A solidariedade dos problemas aparece em todos os grandes sistemas filosóficos. O idealismo transcendental – já virtualmente pressuposto em Kant – que nega a dependência da atividade intelectual em relação ao ser extra-mental, nega logicamente a relação da vontade com seu objeto, e o autonomismo da inteligência na determinação do objeto metafísico é autonomismo prático na determinação da lei moral para a vontade livre. Não é de outra forma que a fenomenologia contemporânea, que na ordem especulativa reduz o alcance da intenção do objeto da inteligência, despojando-o do ser no seio sua própria imanência, a ordem prática moral reduz a intencionalidade dos bens ou fins ontológicos implicados na atividade da vontade para “valores” ilógicos desprovidos do ser. Caso seja negado ou posto em dúvida o valor real do objeto da inteligência, ipso facto cai também o valor real dos fins em que se apóia a atividade livre (e portanto a moral) da vontade.
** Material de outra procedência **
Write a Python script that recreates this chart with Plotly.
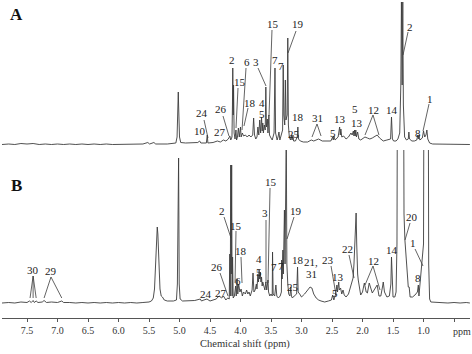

A aceitação da filosofia moderna, não foi a solução para criar uma base de pensamento brasileira. Tanto o positivismo anti-filosófico, como o marxismo anti-cientifico, foram um desserviço à “ filosofia” brasileira. O primeiro rompeu as bases pensamento brasileiro, originalmente inserido na cultura colonial (jesuítica, indígena, negra e portuguesa), o outro, fez com que o país deixasse de ser uma realidade autônoma e independente, para passar a ser uma das partes da luta universal entre exploradores e explorados. De nação jovem e inexperiente que se explica por si por si própria, passa a ser uma nação proletária, explorada, que se explica pela ação malévola das nações desenvolvidas. (Vieira de Mello, p. 58, 1980).
O ideal civilizatório de Anchieta, já não se encontra mais em nossas almas, afinal, ele próprio seria um imperialista.